Write out exactly, please, every line from the beginning of the entries to the line holding "(m1) at (720,335)", and no pictures.

_Material_
• • • • •

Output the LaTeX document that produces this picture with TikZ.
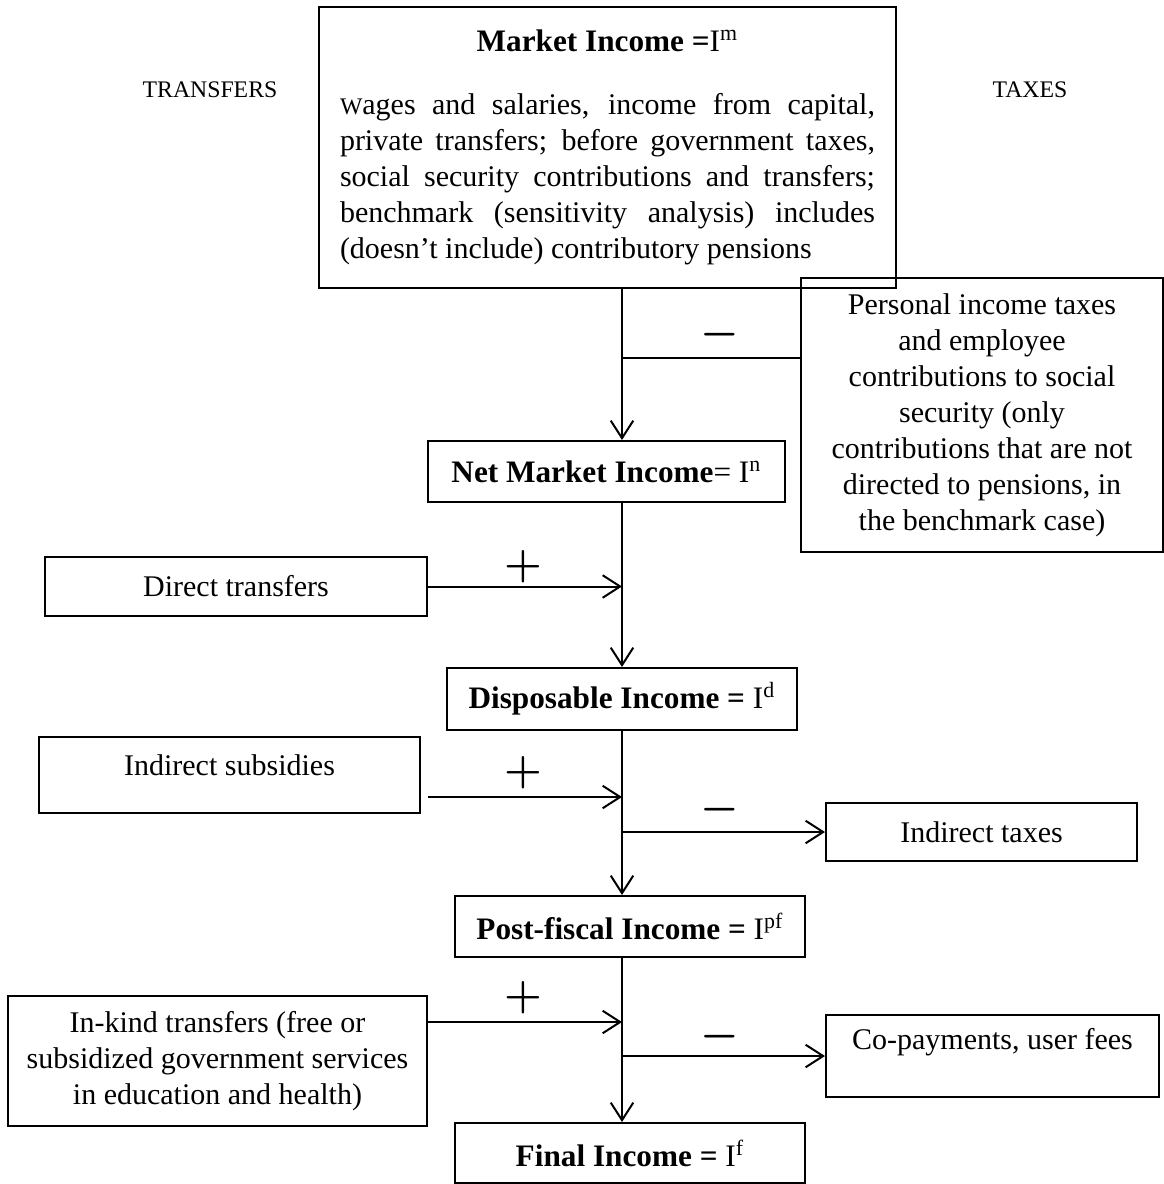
\documentclass[tikz,border=0pt]{standalone}
\usepackage{fontspec}
\setmainfont{Liberation Serif}
\usetikzlibrary{arrows.meta}

\begin{document}
\begin{tikzpicture}[x=0.4pt, y=-0.4pt,
  box/.style={draw, line width=0.8pt, inner sep=0pt, align=center,
    font=\fontsize{12}{14.4}\selectfont},
  title/.style={font=\fontsize{12.5}{15}\selectfont},
  link/.style={line width=0.8pt},
  flow/.style={line width=0.8pt, -{Straight Barb[length=7pt,width=9pt,line width=0.8pt]}},
  sign/.style={font=\fontsize{19}{19}\selectfont\boldmath}]
  \useasboundingbox (0,0) rectangle (1164,1184);

  % Market income at the top
  \node[box, minimum width=230.8pt, minimum height=112.4pt, text width=214pt, align=justify] (market) at (607.5,147.5)
    {{\centering\fontsize{12.5}{15}\selectfont\textbf{Market Income =}I\textsuperscript{m}\par}\vspace{11pt}
     \hyphenpenalty=10000
     {\fontsize{9.5}{10}\selectfont W}ages and salaries, income from capital,\linebreak
     private transfers; before government taxes,\linebreak
     social security contributions and transfers;\linebreak
     benchmark (sensitivity analysis) includes\linebreak
     (doesn't include) contributory pensions\par};
  \node[font=\fontsize{9.5}{11}\selectfont] (transfers) at (210,90) {TRANSFERS};
  \node[font=\fontsize{9.5}{11}\selectfont] (taxes) at (1030,90) {TAXES};

  % Spine of the flow
  \coordinate (spine) at (622,0);

  % Personal income taxes
  \node[box, minimum width=144.8pt, minimum height=109.6pt] (personal) at (982,415)
    {Personal income taxes\\and employee\\contributions to social\\security (only\\contributions that are not\\directed to pensions, in\\the benchmark case)};
  \coordinate (ptax) at (622,358);
  \draw[link] (personal.west |- ptax) -- (ptax);
  \node[sign] (m1) at (720,335) {$-$};

  % Net market income
  \node[box, title, minimum width=142.8pt, minimum height=24.4pt] (net) at (606.5,471.5)
    {\textbf{Net Market Income}= I\textsuperscript{n}};
  \draw[flow] (market.south -| spine) -- (net.north -| spine);

  % Direct transfers
  \node[box, minimum width=152.8pt, minimum height=23.6pt] (direct) at (236,586.5) {Direct transfers};
  \draw[flow] (direct.east) -- (direct.east -| spine);
  \node[sign] (p1) at (523,567) {$+$};

  % Disposable income
  \node[box, title, minimum width=140pt, minimum height=24.8pt] (disp) at (622,699)
    {\textbf{Disposable Income =} I\textsuperscript{d}};
  \draw[flow] (net.south -| spine) -- (disp.north -| spine);

  % Indirect subsidies and indirect taxes
  \node[box, minimum width=152.4pt, minimum height=30.4pt, text depth=8pt] (subsid) at (229.5,775) {Indirect subsidies};
  \coordinate (sub) at (622,797);
  \draw[flow] ([xshift=2.8pt]subsid.east |- sub) -- (sub);
  \node[sign] (p2) at (523,773) {$+$};
  \node[box, minimum width=124.4pt, minimum height=23.2pt] (indtax) at (981.5,832) {Indirect taxes};
  \draw[flow] (spine |- indtax.west) -- (indtax.west);
  \node[sign] (m2) at (720,810) {$-$};

  % Post-fiscal income
  \node[box, title, minimum width=140pt, minimum height=24.4pt] (postfis) at (630,926.5)
    {\textbf{Post-fiscal Income =} I\textsuperscript{pf}};
  \draw[flow] (disp.south -| spine) -- (postfis.north -| spine);

  % In-kind transfers and co-payments
  \node[box, minimum width=167.6pt, minimum height=52pt] (inkind) at (217.5,1061)
    {In-kind transfers (free or\\subsidized government services\\in education and health)};
  \coordinate (kind) at (622,1022);
  \draw[flow] (inkind.east |- kind) -- (kind);
  \node[sign] (p3) at (523,998) {$+$};
  \node[box, minimum width=133.2pt, minimum height=32.8pt, text depth=14pt] (copay) at (992.5,1056) {Co-payments, user fees};
  \draw[flow] (spine |- copay.west) -- (copay.west);
  \node[sign] (m3) at (720,1037) {$-$};

  % Final income
  \node[box, title, minimum width=140pt, minimum height=24pt] (final) at (630,1153)
    {\textbf{Final Income =} I\textsuperscript{f}};
  \draw[flow] (postfis.south -| spine) -- (final.north -| spine);
\end{tikzpicture}
\end{document}
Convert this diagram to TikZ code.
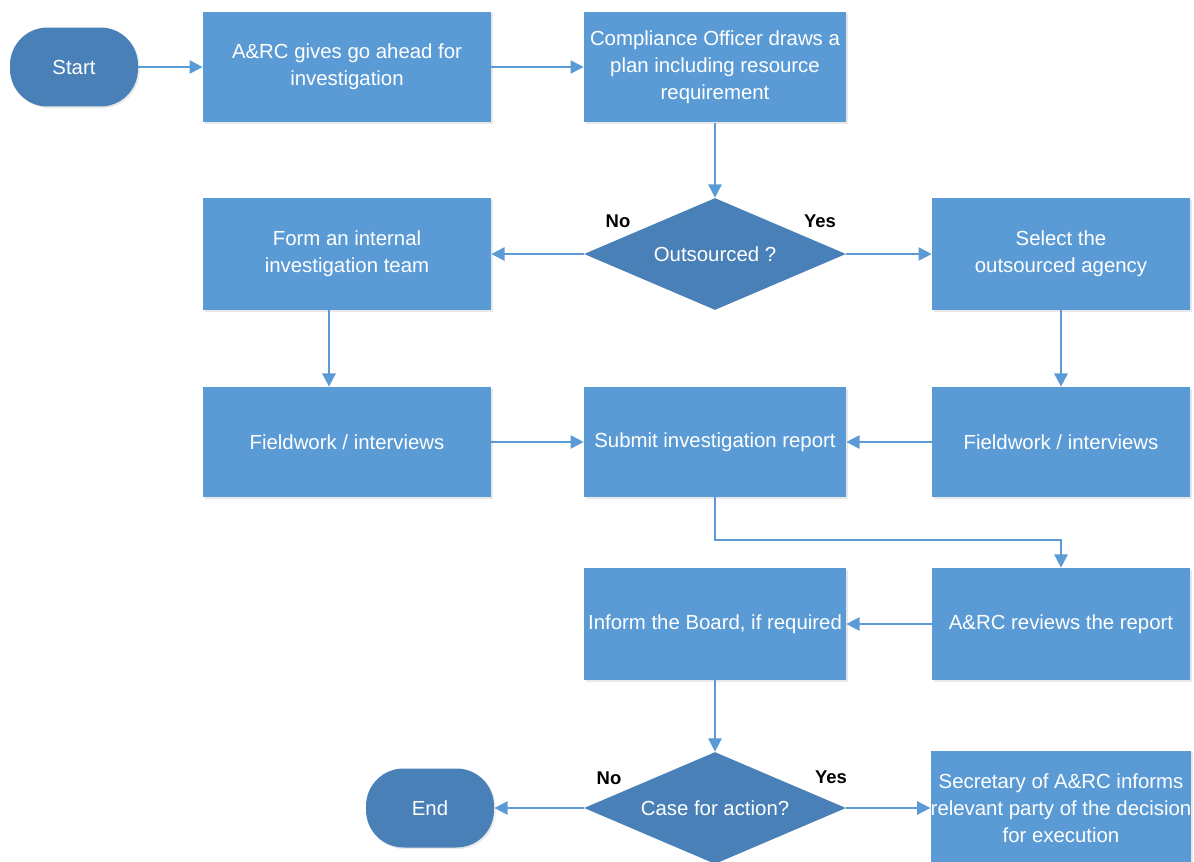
\documentclass[tikz,border=0pt]{standalone}
\usepackage{fontspec}
\setmainfont{Liberation Sans}
\usetikzlibrary{shapes.geometric,arrows.meta,shadows}
\definecolor{boxblue}{HTML}{5B9BD5}
\definecolor{darkblue}{HTML}{4A80B8}
\definecolor{lineblue}{HTML}{5B9BD5}
\begin{document}
\begin{tikzpicture}[x=0.02cm,y=-0.02cm,
  proc/.style={rectangle, fill=boxblue, text=white, align=center,
    font=\fontsize{11.6}{15.3}\selectfont, inner sep=0pt,
    drop shadow={opacity=0.18,shadow xshift=0.9pt,shadow yshift=-0.9pt}},
  term/.style={rectangle, rounded corners=0.75cm, fill=darkblue, text=white,
    font=\fontsize{11.6}{15.3}\selectfont, minimum width=2.56cm, minimum height=1.58cm,
    inner sep=0pt, drop shadow={opacity=0.18,shadow xshift=0.9pt,shadow yshift=-0.9pt}},
  dec/.style={diamond, fill=darkblue, text=white, aspect=2.34,
    font=\fontsize{11.6}{15.3}\selectfont, minimum width=5.24cm, minimum height=2.24cm, inner sep=0pt},
  lbl/.style={font=\bfseries\fontsize{10.5}{12}\selectfont, text=black},
  arr/.style={draw=lineblue, line width=1.1pt, -{Triangle[length=7.5pt,width=7.5pt]}},
]
\useasboundingbox[fill=white] (0,0) rectangle (1194,862);
\begin{scope}
\clip (0,0) rectangle (1194,862);
% row 1
\node[term] (start) at (74,67) {Start};
\node[proc, minimum width=5.76cm, minimum height=2.22cm] (b1) at (347,67) {A\&RC gives go ahead for\\investigation};
\node[proc, minimum width=5.24cm, minimum height=2.22cm] (b2) at (715,67) {Compliance Officer draws a\\plan including resource\\requirement};
% row 2
\node[proc, minimum width=5.76cm, minimum height=2.24cm] (form) at (347,254) {Form an internal\\investigation team};
\node[dec] (d1) at (715,254) {Outsourced ?};
\node[proc, minimum width=5.16cm, minimum height=2.24cm] (sel) at (1061,254) {Select the\\outsourced agency};
% row 3
\node[proc, minimum width=5.76cm, minimum height=2.2cm] (fl) at (347,442) {Fieldwork / interviews};
\node[proc, minimum width=5.24cm, minimum height=2.2cm] (sub) at (715,442) {Submit investigation report};
\node[proc, minimum width=5.16cm, minimum height=2.2cm] (fr) at (1061,442) {Fieldwork / interviews};
% row 4
\node[proc, minimum width=5.24cm, minimum height=2.24cm] (inf) at (715,624) {Inform the Board, if required};
\node[proc, minimum width=5.16cm, minimum height=2.24cm] (rev) at (1061,624) {A\&RC reviews the report};
% row 5
\node[term] (end) at (430,808) {End};
\node[dec] (d2) at (715,808) {Case for action?};
\node[proc, minimum width=5.16cm, minimum height=2.3cm] (sec) at (1061,808) {Secretary of A\&RC informs\\relevant party of the decision\\for execution};
% labels
\node[lbl] (no1) at (618,221) {No};
\node[lbl] (yes1) at (820,221) {Yes};
\node[lbl] (no2) at (609,778) {No};
\node[lbl] (yes2) at (831,777) {Yes};
% connectors
\coordinate (lx) at (329,0);
\draw[arr] (start) -- (b1);
\draw[arr] (b1) -- (b2);
\draw[arr] (b2) -- (d1);
\draw[arr] (d1.west) -- (form.east);
\draw[arr] (d1.east) -- (sel.west);
\draw[arr] (form.south -| lx) -- (fl.north -| lx);
\draw[arr] (sel) -- (fr);
\draw[arr] (fl) -- (sub);
\draw[arr] (fr) -- (sub);
\draw[arr] (sub.south) -- ++(0,43) -| (rev.north);
\draw[arr] (rev) -- (inf);
\draw[arr] (inf) -- (d2);
\draw[arr] (d2.west) -- (end.east);
\draw[arr] (d2.east) -- (sec.west);
\end{scope}
\end{tikzpicture}
\end{document}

• • • • •

_Expected output_
Output the LaTeX document that produces this picture with TikZ.
\documentclass[tikz,border=0pt]{standalone}
\usepackage{fontspec}
\setmainfont{Liberation Serif}
\usetikzlibrary{arrows.meta}

\begin{document}
\begin{tikzpicture}[x=0.4pt, y=-0.4pt,
  box/.style={draw, line width=0.8pt, inner sep=0pt, align=center,
    font=\fontsize{12}{14.4}\selectfont},
  title/.style={font=\fontsize{12.5}{15}\selectfont},
  link/.style={line width=0.8pt},
  flow/.style={line width=0.8pt, -{Straight Barb[length=7pt,width=9pt,line width=0.8pt]}},
  sign/.style={font=\fontsize{19}{19}\selectfont\boldmath}]
  \useasboundingbox (0,0) rectangle (1164,1184);

  % Market income at the top
  \node[box, minimum width=230.8pt, minimum height=112.4pt, text width=214pt, align=justify] (market) at (607.5,147.5)
    {{\centering\fontsize{12.5}{15}\selectfont\textbf{Market Income =}I\textsuperscript{m}\par}\vspace{11pt}
     \hyphenpenalty=10000
     {\fontsize{9.5}{10}\selectfont W}ages and salaries, income from capital,\linebreak
     private transfers; before government taxes,\linebreak
     social security contributions and transfers;\linebreak
     benchmark (sensitivity analysis) includes\linebreak
     (doesn't include) contributory pensions\par};
  \node[font=\fontsize{9.5}{11}\selectfont] (transfers) at (210,90) {TRANSFERS};
  \node[font=\fontsize{9.5}{11}\selectfont] (taxes) at (1030,90) {TAXES};

  % Spine of the flow
  \coordinate (spine) at (622,0);

  % Personal income taxes
  \node[box, minimum width=144.8pt, minimum height=109.6pt] (personal) at (982,415)
    {Personal income taxes\\and employee\\contributions to social\\security (only\\contributions that are not\\directed to pensions, in\\the benchmark case)};
  \coordinate (ptax) at (622,358);
  \draw[link] (personal.west |- ptax) -- (ptax);
  \node[sign] (m1) at (720,335) {$-$};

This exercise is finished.